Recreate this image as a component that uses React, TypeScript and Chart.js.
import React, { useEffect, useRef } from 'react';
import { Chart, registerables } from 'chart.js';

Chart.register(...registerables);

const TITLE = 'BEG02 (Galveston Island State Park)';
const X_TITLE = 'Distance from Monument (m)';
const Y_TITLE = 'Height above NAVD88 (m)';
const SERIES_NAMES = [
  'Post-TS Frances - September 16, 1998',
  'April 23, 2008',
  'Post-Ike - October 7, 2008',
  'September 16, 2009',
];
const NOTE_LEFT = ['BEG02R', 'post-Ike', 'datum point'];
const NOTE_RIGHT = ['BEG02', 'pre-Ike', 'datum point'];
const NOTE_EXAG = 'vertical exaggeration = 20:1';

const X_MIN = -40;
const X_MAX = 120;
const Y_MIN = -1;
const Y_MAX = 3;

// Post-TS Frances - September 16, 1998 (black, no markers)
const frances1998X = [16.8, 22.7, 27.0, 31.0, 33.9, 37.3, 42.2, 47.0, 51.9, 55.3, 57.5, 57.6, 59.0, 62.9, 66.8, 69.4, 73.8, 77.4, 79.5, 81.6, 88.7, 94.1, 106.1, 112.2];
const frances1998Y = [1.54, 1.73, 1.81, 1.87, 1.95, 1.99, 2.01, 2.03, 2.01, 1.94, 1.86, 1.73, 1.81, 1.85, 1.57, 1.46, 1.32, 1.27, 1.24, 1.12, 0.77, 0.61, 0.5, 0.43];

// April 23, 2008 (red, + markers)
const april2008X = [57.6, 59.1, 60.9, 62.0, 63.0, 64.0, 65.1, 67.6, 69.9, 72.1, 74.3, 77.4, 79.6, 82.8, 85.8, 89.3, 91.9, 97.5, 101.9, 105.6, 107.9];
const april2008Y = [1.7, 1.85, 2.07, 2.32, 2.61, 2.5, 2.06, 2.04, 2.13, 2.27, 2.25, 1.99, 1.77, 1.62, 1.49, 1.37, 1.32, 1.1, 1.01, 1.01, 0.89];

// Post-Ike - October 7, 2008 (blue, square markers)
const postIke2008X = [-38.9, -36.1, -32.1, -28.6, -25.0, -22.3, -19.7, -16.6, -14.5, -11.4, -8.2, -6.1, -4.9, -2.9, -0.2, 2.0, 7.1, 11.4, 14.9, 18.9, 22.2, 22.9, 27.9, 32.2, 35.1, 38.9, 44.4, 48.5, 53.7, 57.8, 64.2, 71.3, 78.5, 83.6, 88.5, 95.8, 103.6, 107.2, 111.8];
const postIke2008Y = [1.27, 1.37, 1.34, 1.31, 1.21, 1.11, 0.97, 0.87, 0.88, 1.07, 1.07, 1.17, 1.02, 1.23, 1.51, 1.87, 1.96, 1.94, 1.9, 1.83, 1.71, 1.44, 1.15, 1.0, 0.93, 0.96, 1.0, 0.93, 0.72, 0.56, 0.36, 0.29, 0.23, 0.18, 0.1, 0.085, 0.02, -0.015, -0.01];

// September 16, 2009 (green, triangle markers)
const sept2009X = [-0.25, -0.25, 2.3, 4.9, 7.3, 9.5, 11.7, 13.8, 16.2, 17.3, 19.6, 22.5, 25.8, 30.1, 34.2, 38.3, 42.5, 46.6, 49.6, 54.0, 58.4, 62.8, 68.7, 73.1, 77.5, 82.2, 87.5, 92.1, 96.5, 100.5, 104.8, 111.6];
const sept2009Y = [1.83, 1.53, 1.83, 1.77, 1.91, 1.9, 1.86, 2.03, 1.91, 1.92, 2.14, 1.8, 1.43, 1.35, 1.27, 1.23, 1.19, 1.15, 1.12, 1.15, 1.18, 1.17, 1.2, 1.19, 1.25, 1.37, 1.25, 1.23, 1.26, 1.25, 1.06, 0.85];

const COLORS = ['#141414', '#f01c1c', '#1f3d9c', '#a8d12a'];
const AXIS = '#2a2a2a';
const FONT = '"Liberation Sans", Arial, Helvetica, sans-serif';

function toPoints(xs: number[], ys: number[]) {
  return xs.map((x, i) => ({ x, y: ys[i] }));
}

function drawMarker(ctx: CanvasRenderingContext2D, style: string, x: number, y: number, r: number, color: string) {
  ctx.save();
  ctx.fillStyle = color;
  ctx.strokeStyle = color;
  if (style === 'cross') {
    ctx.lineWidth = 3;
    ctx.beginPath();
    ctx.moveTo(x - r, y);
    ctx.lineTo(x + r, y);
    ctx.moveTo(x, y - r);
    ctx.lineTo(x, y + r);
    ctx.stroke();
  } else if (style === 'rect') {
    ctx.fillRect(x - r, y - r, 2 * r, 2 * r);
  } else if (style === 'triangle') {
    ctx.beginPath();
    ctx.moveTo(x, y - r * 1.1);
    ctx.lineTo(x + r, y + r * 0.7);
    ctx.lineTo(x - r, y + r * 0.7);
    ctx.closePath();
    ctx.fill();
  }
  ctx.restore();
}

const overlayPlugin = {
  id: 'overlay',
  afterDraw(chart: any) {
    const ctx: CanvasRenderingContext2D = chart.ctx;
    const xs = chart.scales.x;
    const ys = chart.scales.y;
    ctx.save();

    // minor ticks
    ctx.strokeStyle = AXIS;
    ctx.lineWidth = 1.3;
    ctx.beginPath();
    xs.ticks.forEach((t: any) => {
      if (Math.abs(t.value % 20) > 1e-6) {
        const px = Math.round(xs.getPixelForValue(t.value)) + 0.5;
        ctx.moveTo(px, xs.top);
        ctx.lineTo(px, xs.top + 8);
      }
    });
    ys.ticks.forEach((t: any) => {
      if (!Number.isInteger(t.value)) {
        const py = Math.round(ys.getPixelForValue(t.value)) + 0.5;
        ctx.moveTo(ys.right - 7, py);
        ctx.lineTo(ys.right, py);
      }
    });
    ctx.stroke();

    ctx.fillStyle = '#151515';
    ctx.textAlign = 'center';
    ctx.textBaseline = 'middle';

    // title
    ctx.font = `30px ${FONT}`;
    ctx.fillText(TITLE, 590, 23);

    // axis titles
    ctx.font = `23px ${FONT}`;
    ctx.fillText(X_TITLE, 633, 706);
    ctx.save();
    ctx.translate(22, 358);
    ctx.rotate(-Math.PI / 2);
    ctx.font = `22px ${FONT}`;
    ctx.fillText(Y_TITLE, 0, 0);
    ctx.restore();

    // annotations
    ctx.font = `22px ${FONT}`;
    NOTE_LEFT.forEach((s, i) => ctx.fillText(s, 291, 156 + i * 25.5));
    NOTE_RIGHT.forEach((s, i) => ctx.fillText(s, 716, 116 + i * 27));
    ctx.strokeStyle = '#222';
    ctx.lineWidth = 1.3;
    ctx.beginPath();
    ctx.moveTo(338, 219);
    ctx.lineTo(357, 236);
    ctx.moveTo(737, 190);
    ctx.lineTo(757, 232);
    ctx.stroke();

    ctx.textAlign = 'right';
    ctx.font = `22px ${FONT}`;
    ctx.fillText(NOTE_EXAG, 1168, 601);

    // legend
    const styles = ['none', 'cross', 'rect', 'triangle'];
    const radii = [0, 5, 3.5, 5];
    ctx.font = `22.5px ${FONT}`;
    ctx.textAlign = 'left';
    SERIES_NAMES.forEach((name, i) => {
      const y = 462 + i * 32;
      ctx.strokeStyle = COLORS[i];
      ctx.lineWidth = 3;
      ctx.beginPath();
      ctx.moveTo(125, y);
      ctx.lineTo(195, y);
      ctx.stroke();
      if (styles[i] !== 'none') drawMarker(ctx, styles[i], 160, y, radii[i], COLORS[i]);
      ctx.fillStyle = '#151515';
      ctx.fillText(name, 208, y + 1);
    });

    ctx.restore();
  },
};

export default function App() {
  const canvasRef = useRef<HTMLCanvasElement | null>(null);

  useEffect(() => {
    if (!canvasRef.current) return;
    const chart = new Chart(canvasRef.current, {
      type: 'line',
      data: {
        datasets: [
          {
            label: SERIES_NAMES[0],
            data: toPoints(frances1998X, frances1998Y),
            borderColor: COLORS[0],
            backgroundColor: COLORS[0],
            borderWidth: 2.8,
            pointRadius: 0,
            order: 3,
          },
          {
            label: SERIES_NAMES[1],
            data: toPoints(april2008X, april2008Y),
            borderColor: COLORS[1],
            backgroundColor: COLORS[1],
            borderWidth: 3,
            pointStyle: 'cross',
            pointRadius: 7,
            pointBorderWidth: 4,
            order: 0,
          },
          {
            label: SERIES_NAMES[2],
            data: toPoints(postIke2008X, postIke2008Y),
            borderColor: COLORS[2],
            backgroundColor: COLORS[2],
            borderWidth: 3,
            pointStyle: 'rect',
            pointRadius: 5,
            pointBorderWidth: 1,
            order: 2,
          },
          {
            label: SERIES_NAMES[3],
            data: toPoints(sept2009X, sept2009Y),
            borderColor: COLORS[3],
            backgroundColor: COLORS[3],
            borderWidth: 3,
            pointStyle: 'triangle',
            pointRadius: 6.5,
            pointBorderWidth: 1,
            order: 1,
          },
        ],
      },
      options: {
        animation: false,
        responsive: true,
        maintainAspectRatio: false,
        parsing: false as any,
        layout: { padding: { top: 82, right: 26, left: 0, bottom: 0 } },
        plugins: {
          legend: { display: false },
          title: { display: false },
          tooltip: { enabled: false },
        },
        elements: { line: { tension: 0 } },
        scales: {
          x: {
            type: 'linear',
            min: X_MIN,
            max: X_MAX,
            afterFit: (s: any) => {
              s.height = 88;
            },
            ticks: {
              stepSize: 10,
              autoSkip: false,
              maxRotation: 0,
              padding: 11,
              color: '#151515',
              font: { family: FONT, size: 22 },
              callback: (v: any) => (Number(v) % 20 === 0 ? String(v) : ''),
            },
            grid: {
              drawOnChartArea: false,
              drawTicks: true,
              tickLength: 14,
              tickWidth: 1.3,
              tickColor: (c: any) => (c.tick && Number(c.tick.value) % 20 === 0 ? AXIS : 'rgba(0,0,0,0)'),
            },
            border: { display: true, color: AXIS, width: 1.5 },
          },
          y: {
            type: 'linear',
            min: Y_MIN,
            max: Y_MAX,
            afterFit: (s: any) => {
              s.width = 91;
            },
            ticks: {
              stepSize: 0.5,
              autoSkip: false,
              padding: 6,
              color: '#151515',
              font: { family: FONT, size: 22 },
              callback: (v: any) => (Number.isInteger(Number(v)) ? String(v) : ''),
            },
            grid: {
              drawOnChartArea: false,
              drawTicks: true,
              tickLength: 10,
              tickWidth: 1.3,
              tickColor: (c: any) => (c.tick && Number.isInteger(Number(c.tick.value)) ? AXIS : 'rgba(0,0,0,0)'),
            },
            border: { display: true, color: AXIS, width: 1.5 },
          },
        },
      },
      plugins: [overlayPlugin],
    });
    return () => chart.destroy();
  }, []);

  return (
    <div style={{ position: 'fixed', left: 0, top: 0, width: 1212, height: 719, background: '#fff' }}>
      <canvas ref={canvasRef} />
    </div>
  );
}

━━━━━━━━━━━━━━━━━━━━

**Objective**
Return only the lines spanning from the first line of the material through the line with "const Y_MAX = 3;", copied exactly, both ends kept.

**Task answer**
Recreate this image as a component that uses React, TypeScript and Chart.js.
import React, { useEffect, useRef } from 'react';
import { Chart, registerables } from 'chart.js';

Chart.register(...registerables);

const TITLE = 'BEG02 (Galveston Island State Park)';
const X_TITLE = 'Distance from Monument (m)';
const Y_TITLE = 'Height above NAVD88 (m)';
const SERIES_NAMES = [
  'Post-TS Frances - September 16, 1998',
  'April 23, 2008',
  'Post-Ike - October 7, 2008',
  'September 16, 2009',
];
const NOTE_LEFT = ['BEG02R', 'post-Ike', 'datum point'];
const NOTE_RIGHT = ['BEG02', 'pre-Ike', 'datum point'];
const NOTE_EXAG = 'vertical exaggeration = 20:1';

const X_MIN = -40;
const X_MAX = 120;
const Y_MIN = -1;
const Y_MAX = 3;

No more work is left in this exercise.